In clear skies, the model and the observations agreed very well, with no statistically significant discrepancy between the model estimates and the observations.

Under cloudy skies, however, the difference was substantial. Models underestimate the absorption in clouds by a factor of about 40 percent. "We couldn't explain 100 watts of the 250 watts of absorption we measured in overcast skies at noontime," Zender said.

Zender said the study found no evidence for enhanced absorption in the clear skies during ARESE, but found strong evidence for enhanced radiation absorption in cloudy skies. But, he said, the ultimate causes for this absorption, both in the visible and near-infrared parts of the spectrum, are unknown.

Since the sun strikes the Earth for only half the day in any given spot, and clouds are present only half the time, and not all clouds are as thick as those in the Oklahoma experiment, the average absorption discrepancy worldwide is about 7 percent of the solar energy received by the Earth. "This has strong implications for the accuracy of weather and climate forecasts," Zender said. The impact won't be manifested in short-term forecasts, but over a week or longer, the additional heating of the atmosphere from cloud absorption of solar radiation can affect the climate in ways the forecast models currently cannot predict.
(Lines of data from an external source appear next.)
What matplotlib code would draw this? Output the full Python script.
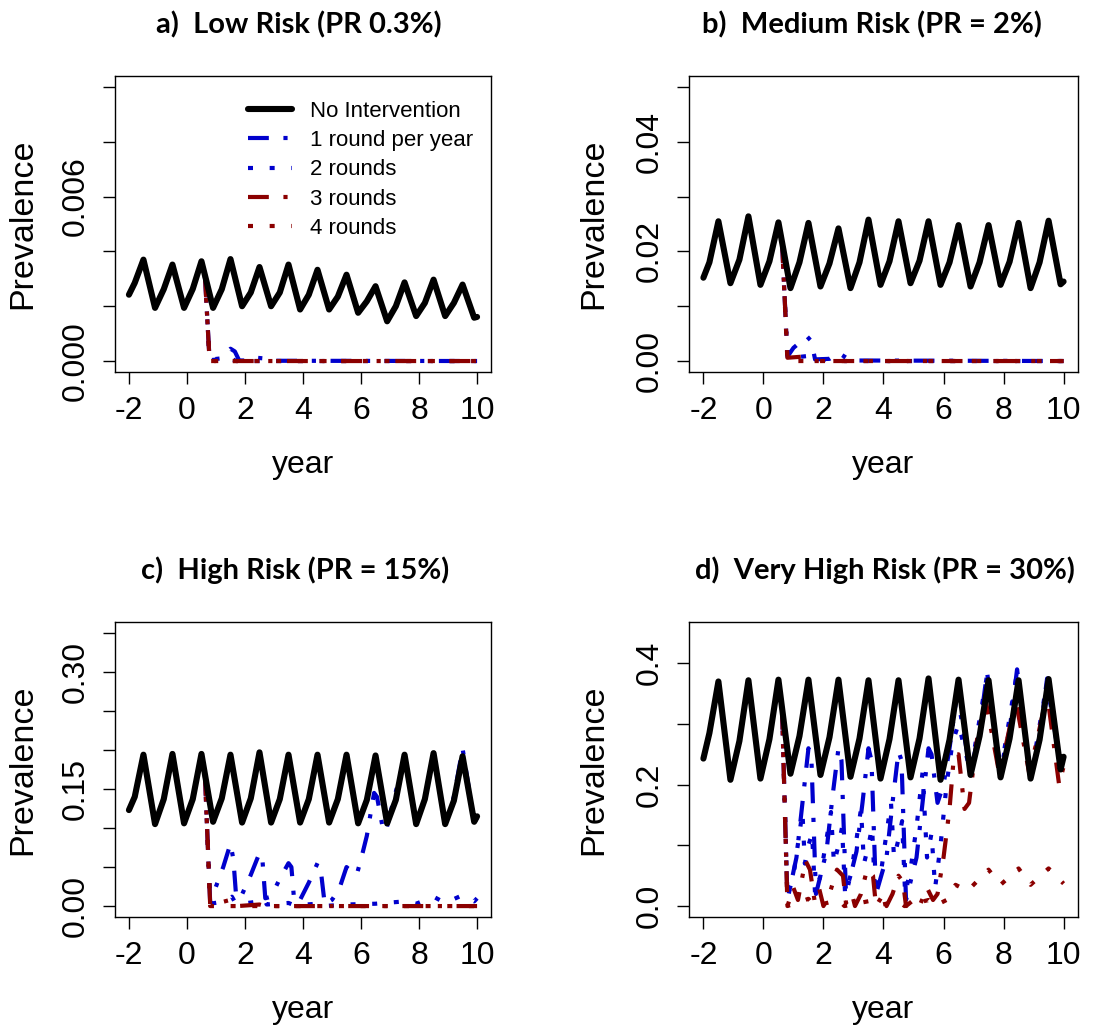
import matplotlib
matplotlib.use('Agg')
from matplotlib import pyplot as plt

plt.rcParams['font.family'] = ['Liberation Sans', 'DejaVu Sans']
plt.rcParams['axes.unicode_minus'] = False

# time grid shared by the "No Intervention" curves (trough / shoulder / peak per season)
t_base = [-2.0, -1.8, -1.5, -1.1, -0.8, -0.5, -0.1, 0.2, 0.5, 0.9, 1.2, 1.5, 1.9, 2.2, 2.5,
          2.9, 3.2, 3.5, 3.9, 4.2, 4.5, 4.9, 5.2, 5.5, 5.9, 6.2, 6.5, 6.9, 7.2, 7.5, 7.9, 8.2,
          8.5, 8.9, 9.2, 9.5, 9.9, 10.0]

a_none = [0.00242, 0.00285, 0.00370, 0.00194, 0.00262, 0.00352, 0.00194, 0.00263, 0.00364,
          0.00194, 0.00262, 0.00372, 0.00200, 0.00250, 0.00343, 0.00200, 0.00250, 0.00352,
          0.00188, 0.00242, 0.00333, 0.00188, 0.00235, 0.00315, 0.00176, 0.00218, 0.00273,
          0.00145, 0.00200, 0.00287, 0.00164, 0.00212, 0.00297, 0.00164, 0.00212, 0.00279,
          0.00158, 0.00161]
b_none = [0.0152, 0.0180, 0.0255, 0.0142, 0.0185, 0.0264, 0.0139, 0.0182, 0.0253, 0.0133,
          0.0180, 0.0252, 0.0136, 0.0178, 0.0242, 0.0133, 0.0180, 0.0258, 0.0139, 0.0182,
          0.0255, 0.0142, 0.0183, 0.0255, 0.0139, 0.0180, 0.0248, 0.0136, 0.0180, 0.0248,
          0.0139, 0.0181, 0.0252, 0.0133, 0.0180, 0.0256, 0.0140, 0.0145]
c_none = [0.123, 0.140, 0.194, 0.105, 0.137, 0.195, 0.106, 0.137, 0.195, 0.108, 0.138, 0.194,
          0.107, 0.138, 0.197, 0.107, 0.137, 0.194, 0.107, 0.137, 0.194, 0.107, 0.137, 0.194,
          0.106, 0.136, 0.193, 0.106, 0.136, 0.194, 0.105, 0.137, 0.196, 0.105, 0.135, 0.192,
          0.108, 0.115]
d_none = [0.243, 0.285, 0.370, 0.208, 0.272, 0.372, 0.210, 0.275, 0.373, 0.218, 0.280, 0.373,
          0.216, 0.278, 0.373, 0.213, 0.276, 0.372, 0.210, 0.275, 0.372, 0.212, 0.276, 0.375,
          0.208, 0.274, 0.373, 0.216, 0.280, 0.372, 0.212, 0.276, 0.372, 0.210, 0.274, 0.374,
          0.225, 0.246]

# panel a interventions
a_r1_t = [0.62, 0.78, 1.2, 1.35, 1.5, 1.65, 1.8, 2.2, 2.4, 2.6, 2.8, 10.0]
a_r1_y = [0.0031, 0.00005, 0.0001, 0.0003, 0.00045, 0.00035, 0.00002, 0.00002, 0.00012,
          0.0001, 0.00001, 0.0]
a_r2_t = [0.62, 0.78, 1.5, 1.7, 10.0]
a_r2_y = [0.0031, 0.00003, 0.0001, 0.0, 0.0]
a_r3_t = [0.62, 0.78, 10.0]
a_r3_y = [0.0031, 0.0, 0.0]
a_r4_t = [0.62, 0.78, 10.0]
a_r4_y = [0.0031, 0.0, 0.0]

# panel b interventions
b_r1_t = [0.62, 0.8, 1.0, 1.45, 1.6, 1.72, 2.2, 2.5, 2.9, 10.0]
b_r1_y = [0.0217, 0.0008, 0.0024, 0.0045, 0.0036, 0.0003, 0.0004, 0.0015, 0.0001, 0.0]
b_r2_t = [0.62, 0.8, 1.6, 1.75, 2.5, 2.7, 10.0]
b_r2_y = [0.0217, 0.0005, 0.001, 0.0002, 0.0004, 0.0, 0.0]
b_r3_t = [0.62, 0.8, 1.3, 1.7, 10.0]
b_r3_y = [0.0217, 0.0006, 0.0008, 0.0, 0.0]
b_r4_t = [0.62, 0.8, 10.0]
b_r4_y = [0.0217, 0.0, 0.0]

# panel c interventions
c_r1_t = [0.62, 0.8, 0.95, 1.25, 1.5, 1.6, 1.7, 1.9, 2.2, 2.5, 2.6, 2.7, 2.9, 3.2, 3.5, 3.6,
          3.7, 3.9, 4.2, 4.5, 4.6, 4.75, 5.0, 5.25, 5.5, 5.65, 5.85, 6.0, 6.2, 6.45, 6.55, 6.75,
          6.85, 7.05, 7.5, 7.9, 8.2, 8.5, 8.9, 9.2, 9.5, 9.9, 10.0]
c_r1_y = [0.168, 0.005, 0.02, 0.05, 0.08, 0.06, 0.01, 0.015, 0.04, 0.068, 0.06, 0.01, 0.012,
          0.035, 0.055, 0.05, 0.005, 0.008, 0.03, 0.055, 0.05, 0.002, 0.008, 0.022, 0.05, 0.045,
          0.04, 0.06, 0.09, 0.145, 0.14, 0.1, 0.095, 0.125, 0.19, 0.106, 0.137, 0.196, 0.106,
          0.14, 0.202, 0.108, 0.113]
c_r2_t = [0.62, 0.8, 1.3, 1.55, 1.7, 2.5, 2.65, 2.75, 3.5, 3.7, 4.5, 4.7, 5.5, 6.5, 7.5, 7.9,
          8.5, 8.9, 9.5, 9.9, 10.0]
c_r2_y = [0.168, 0.003, 0.006, 0.012, 0.002, 0.006, 0.01, 0.002, 0.004, 0.001, 0.003, 0.0,
          0.002, 0.003, 0.006, 0.003, 0.012, 0.004, 0.014, 0.006, 0.01]
c_r3_t = [0.62, 0.8, 1.1, 1.5, 1.75, 2.5, 2.7, 10.0]
c_r3_y = [0.168, 0.002, 0.004, 0.008, 0.0, 0.002, 0.0, 0.0]
c_r4_t = [0.62, 0.8, 10.0]
c_r4_y = [0.168, 0.0, 0.0]

# panel d interventions
d_r1_t = [0.62, 0.8, 1.1, 1.3, 1.5, 1.6, 1.75, 2.1, 2.3, 2.5, 2.6, 2.75, 3.1, 3.3, 3.5, 3.6,
          3.75, 4.1, 4.3, 4.5, 4.6, 4.75, 5.1, 5.3, 5.5, 5.6, 5.8, 6.0, 6.2, 6.45, 6.9, 7.2,
          7.45, 7.9, 8.2, 8.45, 8.9, 9.2, 9.45, 9.9, 10.0]
d_r1_y = [0.325, 0.01, 0.08, 0.17, 0.26, 0.24, 0.02, 0.09, 0.18, 0.26, 0.24, 0.02, 0.09, 0.17,
          0.26, 0.24, 0.02, 0.08, 0.17, 0.255, 0.24, 0.01, 0.08, 0.17, 0.26, 0.25, 0.17, 0.2,
          0.26, 0.35, 0.22, 0.29, 0.385, 0.225, 0.29, 0.39, 0.21, 0.28, 0.375, 0.225, 0.245]
d_r2_t = [0.62, 0.8, 1.0, 1.2, 1.3, 1.38, 1.5, 1.62, 1.72, 1.9, 2.1, 2.25, 2.35, 2.5, 2.62,
          2.72, 2.9, 3.1, 3.25, 3.35, 3.5, 3.62, 3.72, 3.9, 4.1, 4.25, 4.35, 4.5, 4.62, 4.72,
          4.9, 5.1, 5.3, 5.45, 5.6, 5.72, 5.9, 6.1, 6.3, 6.5, 6.9, 7.45, 7.9, 8.45, 8.9, 9.45,
          9.9, 10.0]
d_r2_y = [0.325, 0.015, 0.05, 0.12, 0.155, 0.07, 0.1, 0.12, 0.02, 0.05, 0.11, 0.155, 0.07,
          0.1, 0.13, 0.02, 0.05, 0.11, 0.16, 0.07, 0.1, 0.13, 0.02, 0.05, 0.12, 0.17, 0.08,
          0.11, 0.14, 0.02, 0.06, 0.13, 0.22, 0.08, 0.12, 0.03, 0.1, 0.2, 0.27, 0.3, 0.22,
          0.38, 0.22, 0.385, 0.21, 0.37, 0.22, 0.24]
d_r3_t = [0.62, 0.8, 1.0, 1.15, 1.4, 1.55, 1.7, 1.85, 2.0, 2.2, 2.45, 2.65, 2.75, 2.95, 3.05,
          3.25, 3.45, 3.65, 3.75, 4.0, 4.1, 4.3, 4.5, 4.65, 4.75, 5.0, 5.2, 5.45, 5.65, 5.8,
          6.0, 6.2, 6.35, 6.5, 6.7, 6.85, 7.1, 7.4, 7.85, 8.1, 8.4, 8.85, 9.1, 9.45, 9.85, 10.0]
d_r3_y = [0.325, 0.0, 0.03, 0.01, 0.075, 0.06, 0.01, 0.03, 0.0, 0.02, 0.06, 0.05, 0.005, 0.02,
          0.0, 0.02, 0.06, 0.05, 0.0, 0.02, 0.0, 0.02, 0.05, 0.04, 0.0, 0.01, 0.0, 0.03, 0.01,
          0.02, 0.08, 0.16, 0.25, 0.25, 0.16, 0.17, 0.27, 0.34, 0.22, 0.27, 0.34, 0.22, 0.27,
          0.35, 0.2, 0.23]
d_r4_t = [0.62, 0.8, 1.5, 1.7, 2.5, 2.7, 3.5, 3.7, 4.5, 4.7, 5.5, 5.7, 6.1, 6.4, 6.8, 7.0,
          7.5, 7.9, 8.5, 8.9, 9.5, 10.0]
d_r4_y = [0.325, 0.0, 0.012, 0.0, 0.01, 0.0, 0.008, 0.0, 0.008, 0.0, 0.01, 0.0, 0.01, 0.035,
          0.025, 0.035, 0.06, 0.035, 0.062, 0.035, 0.062, 0.037]

x_ticks = [-2, 0, 2, 4, 6, 8, 10]
a_yticks = [0.0, 0.002, 0.004, 0.006, 0.008, 0.010]
a_ylabels = ['0.000', '', '', '0.006', '', '']
b_yticks = [0.0, 0.01, 0.02, 0.03, 0.04, 0.05]
b_ylabels = ['0.00', '', '0.02', '', '0.04', '']
c_yticks = [0.0, 0.05, 0.10, 0.15, 0.20, 0.25, 0.30, 0.35]
c_ylabels = ['0.00', '', '', '0.15', '', '', '0.30', '']
d_yticks = [0.0, 0.1, 0.2, 0.3, 0.4]
d_ylabels = ['0.0', '', '0.2', '', '0.4']

series_names = ['No Intervention', '1 round per year', '2 rounds', '3 rounds', '4 rounds']
titles = ['a)  Low Risk (PR 0.3%)', 'b)  Medium Risk (PR = 2%)',
          'c)  High Risk (PR = 15%)', 'd)  Very High Risk (PR = 30%)']

BLUE = '#0000CD'
DRED = '#8B0000'
DASHDOT = (0, (5, 3.5, 1, 3.5))
DOTTED = (0, (1.2, 4))

panels = [
    dict(pos=[0.10417, 0.63778, 0.34058, 0.28822], none=a_none,
         rounds=[(a_r1_t, a_r1_y), (a_r2_t, a_r2_y), (a_r3_t, a_r3_y), (a_r4_t, a_r4_y)],
         ylim=0.010, yticks=a_yticks, ylabels=a_ylabels, title=titles[0], tpos=(0.271, 0.9757)),
    dict(pos=[0.62409, 0.63778, 0.35236, 0.28822], none=b_none,
         rounds=[(b_r1_t, b_r1_y), (b_r2_t, b_r2_y), (b_r3_t, b_r3_y), (b_r4_t, b_r4_y)],
         ylim=0.05, yticks=b_yticks, ylabels=b_ylabels, title=titles[1], tpos=(0.790, 0.9757)),
    dict(pos=[0.10417, 0.10711, 0.34058, 0.28724], none=c_none,
         rounds=[(c_r1_t, c_r1_y), (c_r2_t, c_r2_y), (c_r3_t, c_r3_y), (c_r4_t, c_r4_y)],
         ylim=0.35, yticks=c_yticks, ylabels=c_ylabels, title=titles[2], tpos=(0.267, 0.445)),
    dict(pos=[0.62409, 0.10711, 0.35236, 0.28724], none=d_none,
         rounds=[(d_r1_t, d_r1_y), (d_r2_t, d_r2_y), (d_r3_t, d_r3_y), (d_r4_t, d_r4_y)],
         ylim=0.45, yticks=d_yticks, ylabels=d_ylabels, title=titles[3], tpos=(0.8016, 0.445)),
]

styles = [(BLUE, DASHDOT), (BLUE, DOTTED), (DRED, DASHDOT), (DRED, DOTTED)]

fig = plt.figure(figsize=(11.04, 10.27), dpi=100)

for i, p in enumerate(panels):
    ax = fig.add_axes(p['pos'])
    handles = []
    h, = ax.plot(t_base, p['none'], color='black', lw=4.4, solid_joinstyle='round',
                 solid_capstyle='round', zorder=4, label=series_names[0])
    handles.append(h)
    for k, (tt, yy) in enumerate(p['rounds']):
        col, ls = styles[k]
        h, = ax.plot(tt, yy, color=col, lw=3, linestyle=ls, zorder=2 + k * 0.1,
                     label=series_names[k + 1])
        handles.append(h)

    ax.set_xlim(-2.48, 10.48)
    ax.set_ylim(-0.04 * p['ylim'], 1.04 * p['ylim'])
    ax.set_xticks(x_ticks)
    ax.set_xticklabels([str(v) for v in x_ticks])
    ax.set_yticks(p['yticks'])
    ax.set_yticklabels(p['ylabels'])
    ax.tick_params(axis='both', direction='out', length=8.6, width=1.0, labelsize=23, pad=9)
    ax.tick_params(axis='y', labelrotation=90)
    for lab in ax.get_yticklabels():
        lab.set_va('center')
    for s in ax.spines.values():
        s.set_linewidth(1.0)

    ax.set_xlabel('year', fontsize=23, va='center')
    ax.xaxis.set_label_coords(0.5, -0.315)
    ax.set_ylabel('Prevalence', fontsize=24.5, va='center')
    ax.yaxis.set_label_coords(-0.245, 0.5)

    fig.text(p['tpos'][0], p['tpos'][1], p['title'], fontsize=21, fontweight='bold',
             family=['Lato', 'DejaVu Sans'], ha='center', va='center')

    if i == 0:
        ax.legend(handles=handles, loc='upper left', bbox_to_anchor=(0.33, 0.946),
                  borderaxespad=0, frameon=False, fontsize=16, handlelength=2.0,
                  handletextpad=0.8, labelspacing=0.37)

fig.savefig('out.png', dpi=100)
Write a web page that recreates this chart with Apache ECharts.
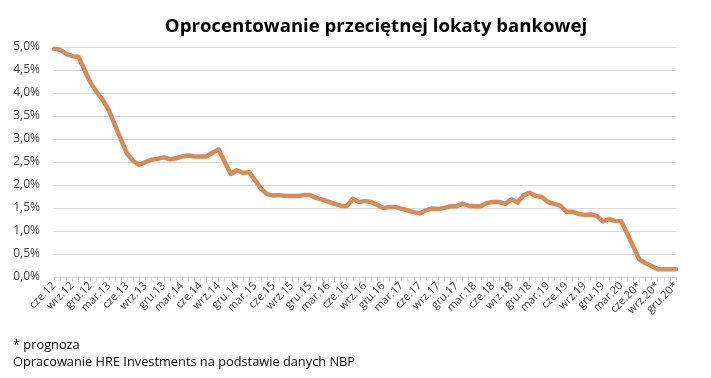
<!DOCTYPE html>
<html>
<head>
<meta charset="utf-8">
<script src="https://cdn.jsdelivr.net/npm/echarts@6/dist/echarts.min.js"></script>
<style>
html,body{margin:0;padding:0;background:#fff;}
#c{width:711px;height:378px;}
</style>
</head>
<body>
<div id="c"></div>
<script>
const monthNames = ['sty','lut','mar','kwi','maj','cze','lip','sie','wrz','paź','lis','gru'];
const startYear = 2012, startMonth = 5; // cze.12
const forecastFrom = '2020-06';
const rates = [
  4.96,4.94,4.85,4.80,4.79,4.50,4.22,4.02,3.85,3.62,3.30,2.98,
  2.68,2.52,2.44,2.50,2.55,2.57,2.60,2.56,2.58,2.62,2.64,2.62,
  2.62,2.62,2.70,2.77,2.50,2.24,2.32,2.26,2.28,2.10,1.91,1.80,
  1.77,1.78,1.76,1.76,1.76,1.78,1.78,1.72,1.68,1.64,1.59,1.55,
  1.54,1.70,1.63,1.65,1.63,1.57,1.50,1.52,1.52,1.48,1.45,1.41,
  1.38,1.45,1.49,1.48,1.50,1.54,1.54,1.59,1.55,1.54,1.54,1.61,
  1.63,1.63,1.59,1.69,1.62,1.78,1.83,1.76,1.74,1.63,1.59,1.55,
  1.42,1.42,1.37,1.35,1.36,1.33,1.21,1.26,1.22,1.21,0.94,0.66,
  0.38,0.30,0.24,0.17,0.17,0.17,0.17
];
const categories = rates.map((_, i) => {
  const m = (startMonth + i) % 12;
  const y = startYear + Math.floor((startMonth + i) / 12);
  const key = y + '-' + String(m + 1).padStart(2, '0');
  return monthNames[m] + '.' + String(y).slice(2) + (key >= forecastFrom ? '*' : '');
});
const title = 'Oprocentowanie przeciętnej lokaty bankowej';
const notes = ['* prognoza', 'Opracowanie HRE Investments na podstawie danych NBP'];

const chart = echarts.init(document.getElementById('c'), null, {renderer: 'canvas'});
chart.setOption({
  animation: false,
  backgroundColor: '#ffffff',
  title: {
    text: title, left: 371, top: 12, textAlign: 'center',
    textStyle: {fontFamily: 'Open Sans', fontWeight: 'bold', fontSize: 18.6, color: '#000'}
  },
  graphic: [
    {type: 'text', left: 13, top: 339, style: {text: notes[0], font: '12.8px "Open Sans"', fill: '#000'}},
    {type: 'text', left: 13, top: 356, style: {text: notes[1], font: '12.8px "Open Sans"', fill: '#000'}}
  ],
  grid: {left: 54, right: 35, top: 47, bottom: 101, containLabel: false},
  xAxis: {
    type: 'category', data: categories, boundaryGap: false,
    axisLine: {lineStyle: {color: '#d9d9d9', width: 1}},
    axisTick: {show: true, interval: 0, length: 5, lineStyle: {color: '#d9d9d9'}},
    axisLabel: {interval: 2, rotate: 45, fontFamily: 'Open Sans', fontSize: 11, color: '#404040', margin: 7},
    splitLine: {show: false}
  },
  yAxis: {
    type: 'value', min: 0, max: 5, interval: 0.5,
    axisLine: {show: false}, axisTick: {show: false},
    axisLabel: {fontFamily: 'Open Sans', fontSize: 12, color: '#404040', margin: 14,
      formatter: v => v.toFixed(1).replace('.', ',') + '%'},
    splitLine: {lineStyle: {color: '#d9d9d9', width: 1}}
  },
  series: [{
    type: 'line', data: rates, symbol: 'none', smooth: false,
    lineStyle: {color: '#d58b5a', width: 4.5, cap: 'round', join: 'round'}
  }]
});
</script>
</body>
</html>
"These general circulation models are the models we use to understand global change," Zender said. "So when we speak of how much a doubling of carbon dioxide sswill change the climate, that's all a prediction from a general circulation model. Until they're able to predict the present climate correctly, you have to limit your confidence in what they tell you about the future climate.

"Global change is something that occurs on top of existing cloud absorption, and we're not getting that right."



Zender, C. S., B. Bush, S. K. Pope, A. Bucholtz, W. D. Collins, J. T. Kiehl, F. P. J. Valero, and J. Vitko, Jr. 1997. Atmospheric absorption during the Atmospheric Radiation Measurement (ARM) Enhanced Shortwave Experiment (ARESE). Journal of Geophysical Research 102(25): 29,901-29,915.